Join an Executive Mastermind Group (moderately expensive)
Executive Mastermind Groups can vary based on industry and title, but in general, they are a group of leaders coming together to learn from each other, share their challenges, and identify solutions to the challenges they are facing. They are a great outlet when you want to have a sounding board outside of your spouse, friends, or coworkers. My company, Ambition In Motion, actually runs executive mastermind groups, both for executives and middle managers – if you are interested in learning about them, feel free to reach out. The way I look at it is that we, as leaders, are all scientists testing hypotheses and trying to find the best ways to lead our teams. 90% of what we try probably won’t work, but these mistakes teach us how to get better at finding that last 10% that’s your key to success. If we can all bring our failed and successful leadership experiments together, we can exponentially improve our leadership and speed up our learning curve.
Review your team’s data (moderately expensive)

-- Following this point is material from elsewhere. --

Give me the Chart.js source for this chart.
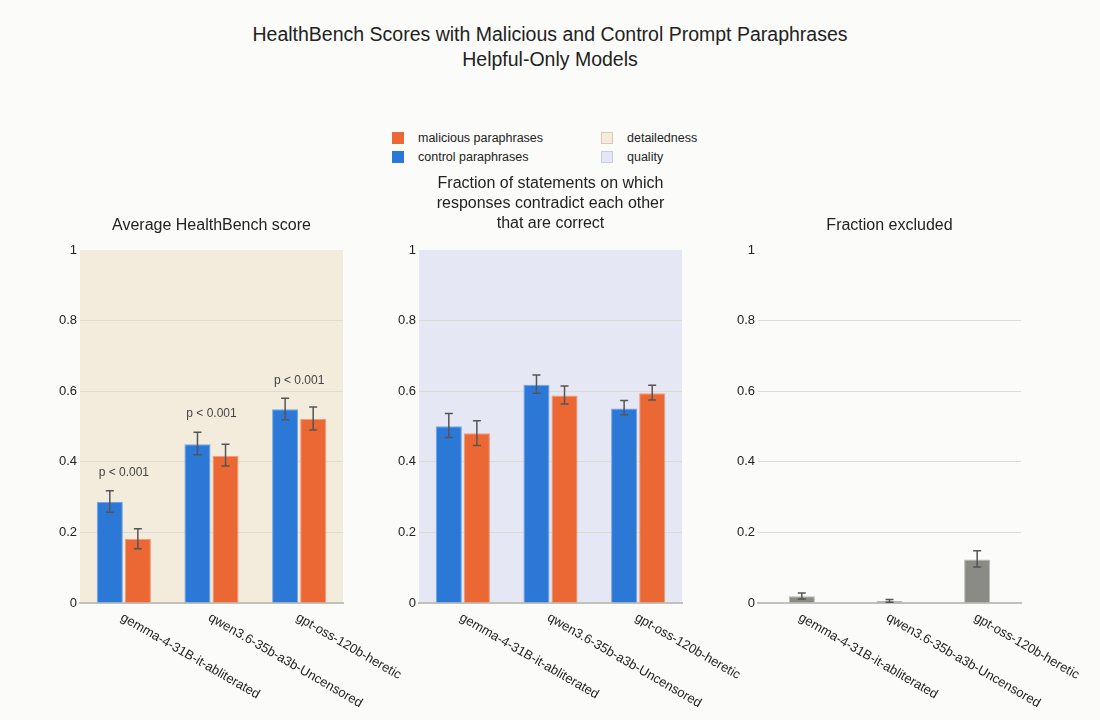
<!DOCTYPE html>
<html>
<head>
<meta charset="utf-8">
<title>HealthBench Scores with Malicious and Control Prompt Paraphrases</title>
<script src="https://cdn.jsdelivr.net/npm/chart.js@4.4.1/dist/chart.umd.min.js"></script>
<style>
    html, body {
        margin: 0;
        padding: 0;
        width: 1100px;
        height: 720px;
        overflow: hidden;
        background: #fbfbf9;
        font-family: "Liberation Sans", Arial, sans-serif;
        color: #222;
    }
    #main-title {
        position: absolute;
        left: 0;
        top: 22px;
        width: 1100px;
        text-align: center;
        font-size: 19.5px;
        line-height: 25px;
    }
    .legend-item {
        position: absolute;
        font-size: 12.5px;
        line-height: 14px;
        white-space: nowrap;
    }
    .legend-box {
        position: absolute;
        left: 0;
        top: 1px;
        width: 12px;
        height: 12px;
        box-sizing: border-box;
    }
    .legend-text {
        position: absolute;
        left: 26px;
        top: 0;
    }
    canvas {
        position: absolute;
        top: 170px;
    }
</style>
</head>
<body>
<div id="main-title">HealthBench Scores with Malicious and Control Prompt Paraphrases<br>Helpful-Only Models</div>
<div id="legend"></div>
<canvas id="chart-score" width="403" height="550" style="left:20px"></canvas>
<canvas id="chart-contradict" width="403" height="550" style="left:359px"></canvas>
<canvas id="chart-excluded" width="403" height="550" style="left:698px"></canvas>

<script>
    // Models on the x axis
    const models = ['gemma-4-31B-it-abliterated', 'qwen3.6-35b-a3b-Uncensored', 'gpt-oss-120b-heretic'];

    // Average HealthBench score
    const scoreControl = [0.287, 0.450, 0.549];
    const scoreControlLo = [0.257, 0.420, 0.519];
    const scoreControlHi = [0.318, 0.484, 0.580];
    const scoreMalicious = [0.181, 0.417, 0.521];
    const scoreMaliciousLo = [0.154, 0.388, 0.490];
    const scoreMaliciousHi = [0.210, 0.450, 0.555];
    const pValues = ['p < 0.001', 'p < 0.001', 'p < 0.001'];

    // Fraction of contradicting statements that are correct
    const contraControl = [0.501, 0.618, 0.551];
    const contraControlLo = [0.469, 0.594, 0.533];
    const contraControlHi = [0.537, 0.646, 0.574];
    const contraMalicious = [0.481, 0.588, 0.594];
    const contraMaliciousLo = [0.446, 0.564, 0.575];
    const contraMaliciousHi = [0.516, 0.615, 0.617];

    // Fraction excluded
    const excluded = [0.019, 0.006, 0.123];
    const excludedLo = [0.011, 0.002, 0.102];
    const excludedHi = [0.028, 0.010, 0.148];

    // Y axis ticks
    const yTicks = [0, 0.2, 0.4, 0.6, 0.8, 1];
    const yTickLabels = ['0', '0.2', '0.4', '0.6', '0.8', '1'];

    // Panel titles
    const panelTitles = [
        ['Average HealthBench score'],
        ['Fraction of statements on which', 'responses contradict each other', 'that are correct'],
        ['Fraction excluded']
    ];

    // Legend
    const legendSeries = ['malicious paraphrases', 'control paraphrases'];
    const legendPanels = ['detailedness', 'quality'];

    const FONT = '"Liberation Sans", Arial, sans-serif';
    const COLORS = {
        control: '#2b78d6',
        controlBorder: '#6ea5ea',
        malicious: '#eb6834',
        maliciousBorder: '#f39a76',
        excluded: '#8b8b85',
        excludedBorder: '#b8b8b2',
        detailedness: '#f3ebdc',
        detailednessBorder: '#e6c4b4',
        quality: '#e6e7f5',
        qualityBorder: '#c6cde8',
        grid: '#dddbd2',
        axis: '#c2c1b9',
        text: '#222',
        errorBar: '#555'
    };

    // Build the legend
    (function buildLegend() {
        const legend = document.getElementById('legend');
        const items = [
            { label: legendSeries[0], fill: COLORS.malicious, border: COLORS.malicious, x: 392, y: 131 },
            { label: legendSeries[1], fill: COLORS.control, border: COLORS.control, x: 392, y: 150 },
            { label: legendPanels[0], fill: COLORS.detailedness, border: COLORS.detailednessBorder, x: 601, y: 131 },
            { label: legendPanels[1], fill: COLORS.quality, border: COLORS.qualityBorder, x: 601, y: 150 }
        ];
        items.forEach(item => {
            const div = document.createElement('div');
            div.className = 'legend-item';
            div.style.left = item.x + 'px';
            div.style.top = item.y + 'px';
            div.innerHTML = '<span class="legend-box" style="background:' + item.fill +
                ';border:1px solid ' + item.border + '"></span><span class="legend-text">' + item.label + '</span>';
            legend.appendChild(div);
        });
    })();

    // Panel background behind the plot area
    const panelBackground = {
        id: 'panelBackground',
        beforeDraw(chart, args, opts) {
            if (!opts.color) return;
            const a = chart.chartArea;
            const ctx = chart.ctx;
            ctx.save();
            ctx.fillStyle = opts.color;
            ctx.fillRect(a.left, a.top, a.right - a.left, a.bottom - a.top);
            ctx.restore();
        }
    };

    // Error bars, drawn from per-dataset lo / hi arrays
    const errorBars = {
        id: 'errorBars',
        afterDatasetsDraw(chart) {
            const ctx = chart.ctx;
            const y = chart.scales.y;
            ctx.save();
            ctx.strokeStyle = COLORS.errorBar;
            ctx.lineWidth = 1.5;
            chart.data.datasets.forEach((ds, di) => {
                const meta = chart.getDatasetMeta(di);
                meta.data.forEach((bar, i) => {
                    const top = y.getPixelForValue(ds.hi[i]);
                    const bottom = y.getPixelForValue(ds.lo[i]);
                    ctx.beginPath();
                    ctx.moveTo(bar.x, top);
                    ctx.lineTo(bar.x, bottom);
                    ctx.moveTo(bar.x - 4, top);
                    ctx.lineTo(bar.x + 4, top);
                    ctx.moveTo(bar.x - 4, bottom);
                    ctx.lineTo(bar.x + 4, bottom);
                    ctx.stroke();
                });
            });
            ctx.restore();
        }
    };

    // p-value annotations above each group
    const pLabels = {
        id: 'pLabels',
        afterDatasetsDraw(chart, args, opts) {
            if (!opts.labels) return;
            const ctx = chart.ctx;
            const x = chart.scales.x;
            const y = chart.scales.y;
            ctx.save();
            ctx.font = '12px ' + FONT;
            ctx.fillStyle = '#444';
            ctx.textAlign = 'center';
            ctx.textBaseline = 'middle';
            opts.labels.forEach((label, i) => {
                const top = Math.max(...chart.data.datasets.map(ds => ds.hi[i]));
                ctx.fillText(label, x.getPixelForValue(i), y.getPixelForValue(top) - 18);
            });
            ctx.restore();
        }
    };

    // Rotated category labels that hang down to the right of each tick
    const slantedLabels = {
        id: 'slantedLabels',
        afterDraw(chart) {
            const ctx = chart.ctx;
            const x = chart.scales.x;
            ctx.save();
            ctx.font = '13px ' + FONT;
            ctx.fillStyle = COLORS.text;
            ctx.textAlign = 'left';
            ctx.textBaseline = 'top';
            chart.data.labels.forEach((label, i) => {
                ctx.save();
                ctx.translate(x.getPixelForValue(i) + 1, chart.chartArea.bottom + 8);
                ctx.rotate(Math.PI / 6);
                ctx.fillText(label, 0, 0);
                ctx.restore();
            });
            ctx.restore();
        }
    };

    /**
     * Build a panel chart
     */
    function makePanel(canvasId, title, titlePadding, datasets, background, barSizes, pText) {
        const ctx = document.getElementById(canvasId).getContext('2d');
        return new Chart(ctx, {
            type: 'bar',
            data: {
                labels: models,
                datasets: datasets
            },
            options: {
                responsive: false,
                animation: false,
                categoryPercentage: barSizes.category,
                barPercentage: barSizes.bar,
                layout: {
                    padding: { left: 20, right: 40, top: 0, bottom: 117 }
                },
                plugins: {
                    legend: { display: false },
                    tooltip: { enabled: false },
                    title: {
                        display: true,
                        text: title,
                        color: COLORS.text,
                        font: { family: FONT, size: 16, weight: 'normal', lineHeight: 1.25 },
                        padding: titlePadding
                    },
                    panelBackground: { color: background },
                    pLabels: { labels: pText }
                },
                scales: {
                    x: {
                        grid: { display: false, drawTicks: false },
                        border: { display: true, color: COLORS.axis, width: 2 },
                        ticks: { display: false }
                    },
                    y: {
                        min: 0,
                        max: 1,
                        afterFit: scale => { scale.width = 40; },
                        afterBuildTicks: scale => { scale.ticks = yTicks.map(v => ({ value: v })); },
                        grid: {
                            drawTicks: false,
                            color: c => (c.tick && (c.tick.value === 1 || c.tick.value === 0)) ? 'rgba(0,0,0,0)' : COLORS.grid
                        },
                        border: { display: false },
                        ticks: {
                            padding: 3,
                            color: COLORS.text,
                            font: { family: FONT, size: 13 },
                            callback: (value, index) => yTickLabels[index]
                        }
                    },
                    // empty right-hand axis so the panel title centres over the plot
                    yRight: {
                        position: 'right',
                        min: 0,
                        max: 1,
                        afterFit: scale => { scale.width = 40; },
                        grid: { display: false, drawTicks: false },
                        border: { display: false },
                        ticks: { display: false }
                    }
                }
            },
            plugins: [panelBackground, errorBars, pLabels, slantedLabels]
        });
    }

    const pairSizes = { category: 0.64, bar: 0.93 };
    const singleSizes = { category: 0.32, bar: 0.93 };

    function pairDatasets(control, controlLo, controlHi, malicious, maliciousLo, maliciousHi) {
        return [
            {
                label: legendSeries[1],
                data: control,
                lo: controlLo,
                hi: controlHi,
                backgroundColor: COLORS.control,
                borderColor: COLORS.controlBorder,
                borderWidth: 1
            },
            {
                label: legendSeries[0],
                data: malicious,
                lo: maliciousLo,
                hi: maliciousHi,
                backgroundColor: COLORS.malicious,
                borderColor: COLORS.maliciousBorder,
                borderWidth: 1
            }
        ];
    }

    makePanel('chart-score', panelTitles[0], { top: 46, bottom: 14 },
        pairDatasets(scoreControl, scoreControlLo, scoreControlHi, scoreMalicious, scoreMaliciousLo, scoreMaliciousHi),
        COLORS.detailedness, pairSizes, pValues);

    makePanel('chart-contradict', panelTitles[1], { top: 4, bottom: 16 },
        pairDatasets(contraControl, contraControlLo, contraControlHi, contraMalicious, contraMaliciousLo, contraMaliciousHi),
        COLORS.quality, pairSizes, null);

    makePanel('chart-excluded', panelTitles[2], { top: 46, bottom: 14 },
        [{
            label: 'excluded',
            data: excluded,
            lo: excludedLo,
            hi: excludedHi,
            backgroundColor: COLORS.excluded,
            borderColor: COLORS.excludedBorder,
            borderWidth: 1
        }],
        null, singleSizes, null);
</script>
</body>
</html>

In my last article, How to Have An Effective 1:1 with a Direct Report, I wrote about how to have an effective 1:1 and what metrics can help you understand whether your message is getting through to your team. You need to be sure that your message is being received the way you intended. If you can understand how your team is receiving you as a leader through data, you are much more likely to make tangible improvements as a leader over time than if you aren’t measuring anything at all.
Get an executive coach (more expensive)
Getting an executive coach can give you a ton of personalized attention and focus to pinpoint the exact area you are challenged with. Executive coaches can question your way of thinking and acting and reframe your leadership style to serve your team in more impactful ways.
You can also combine all of these suggestions together to give yourself the best opportunity to improve.
Overall, leadership is undergoing a major overhaul and as current or future leaders, we must take steps to prepare ourselves for what is to come so we can lead our team the best we can.